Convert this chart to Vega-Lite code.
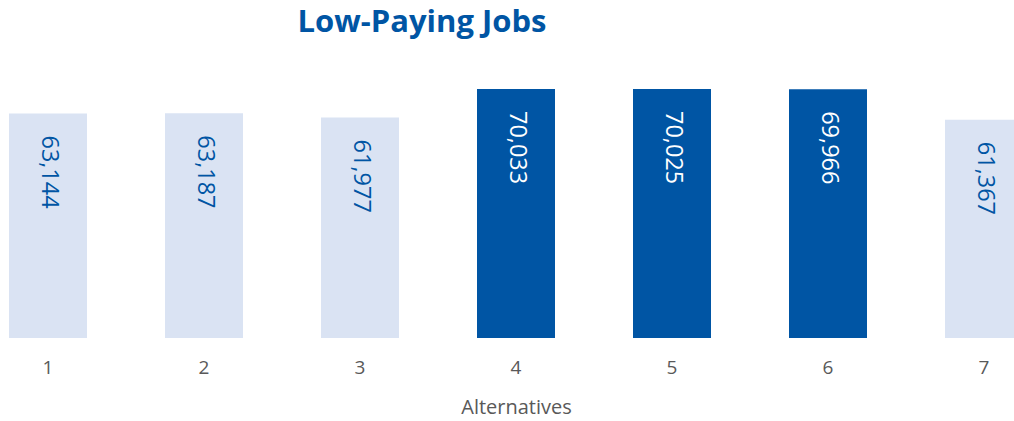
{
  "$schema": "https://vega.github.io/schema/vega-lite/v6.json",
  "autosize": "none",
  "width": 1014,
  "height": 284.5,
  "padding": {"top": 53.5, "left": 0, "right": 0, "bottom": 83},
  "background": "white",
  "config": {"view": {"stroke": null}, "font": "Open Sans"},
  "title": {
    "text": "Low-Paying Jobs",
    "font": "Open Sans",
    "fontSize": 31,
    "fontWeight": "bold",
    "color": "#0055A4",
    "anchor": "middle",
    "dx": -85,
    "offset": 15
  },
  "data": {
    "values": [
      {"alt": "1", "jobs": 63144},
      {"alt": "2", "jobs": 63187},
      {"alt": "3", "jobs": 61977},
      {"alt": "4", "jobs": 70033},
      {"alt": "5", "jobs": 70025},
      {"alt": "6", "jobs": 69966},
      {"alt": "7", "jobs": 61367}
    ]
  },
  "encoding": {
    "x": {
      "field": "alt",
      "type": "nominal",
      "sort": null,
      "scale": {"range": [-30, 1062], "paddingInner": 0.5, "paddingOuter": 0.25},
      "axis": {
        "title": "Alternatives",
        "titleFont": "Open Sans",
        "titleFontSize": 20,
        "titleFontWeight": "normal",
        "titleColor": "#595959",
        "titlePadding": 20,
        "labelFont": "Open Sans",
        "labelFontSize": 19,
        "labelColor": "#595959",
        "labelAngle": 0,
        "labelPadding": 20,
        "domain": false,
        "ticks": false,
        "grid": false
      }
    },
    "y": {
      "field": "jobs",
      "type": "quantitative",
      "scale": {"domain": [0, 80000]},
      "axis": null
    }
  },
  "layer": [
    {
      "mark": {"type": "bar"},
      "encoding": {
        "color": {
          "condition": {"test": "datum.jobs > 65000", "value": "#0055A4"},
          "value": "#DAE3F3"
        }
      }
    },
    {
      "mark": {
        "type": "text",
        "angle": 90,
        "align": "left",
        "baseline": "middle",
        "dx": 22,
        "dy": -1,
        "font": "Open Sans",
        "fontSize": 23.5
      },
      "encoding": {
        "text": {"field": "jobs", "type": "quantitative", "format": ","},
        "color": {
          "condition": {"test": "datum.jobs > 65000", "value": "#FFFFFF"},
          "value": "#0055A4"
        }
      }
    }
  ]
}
######
Copy the material exactly. Do not include the pictures.

Convert this chart to Vega-Lite code.
{
  "$schema": "https://vega.github.io/schema/vega-lite/v6.json",
  "autosize": "none",
  "width": 1014,
  "height": 284.5,
  "padding": {"top": 53.5, "left": 0, "right": 0, "bottom": 83},
  "background": "white",
  "config": {"view": {"stroke": null}, "font": "Open Sans"},
  "title": {
    "text": "Low-Paying Jobs",
    "font": "Open Sans",
    "fontSize": 31,
    "fontWeight": "bold",
    "color": "#0055A4",
    "anchor": "middle",
    "dx": -85,
    "offset": 15
  },
  "data": {
    "values": [
      {"alt": "1", "jobs": 63144},
      {"alt": "2", "jobs": 63187},
      {"alt": "3", "jobs": 61977},
      {"alt": "4", "jobs": 70033},
      {"alt": "5", "jobs": 70025},
      {"alt": "6", "jobs": 69966},
      {"alt": "7", "jobs": 61367}
    ]
  },
  "encoding": {
    "x": {
      "field": "alt",
      "type": "nominal",
      "sort": null,
      "scale": {"range": [-30, 1062], "paddingInner": 0.5, "paddingOuter": 0.25},
      "axis": {
        "title": "Alternatives",
        "titleFont": "Open Sans",
        "titleFontSize": 20,
        "titleFontWeight": "normal",
        "titleColor": "#595959",
        "titlePadding": 20,
        "labelFont": "Open Sans",
        "labelFontSize": 19,
        "labelColor": "#595959",
        "labelAngle": 0,
        "labelPadding": 20,
        "domain": false,
        "ticks": false,
        "grid": false
      }
    },
    "y": {
      "field": "jobs",
      "type": "quantitative",
      "scale": {"domain": [0, 80000]},
      "axis": null
    }
  },
  "layer": [
    {
      "mark": {"type": "bar"},
      "encoding": {
        "color": {
          "condition": {"test": "datum.jobs > 65000", "value": "#0055A4"},
          "value": "#DAE3F3"
        }
      }
    },
    {
      "mark": {
        "type": "text",
        "angle": 90,
        "align": "left",
        "baseline": "middle",
        "dx": 22,
        "dy": -1,
        "font": "Open Sans",
        "fontSize": 23.5
      },
      "encoding": {
        "text": {"field": "jobs", "type": "quantitative", "format": ","},
        "color": {
          "condition": {"test": "datum.jobs > 65000", "value": "#FFFFFF"},
          "value": "#0055A4"
        }
      }
    }
  ]
}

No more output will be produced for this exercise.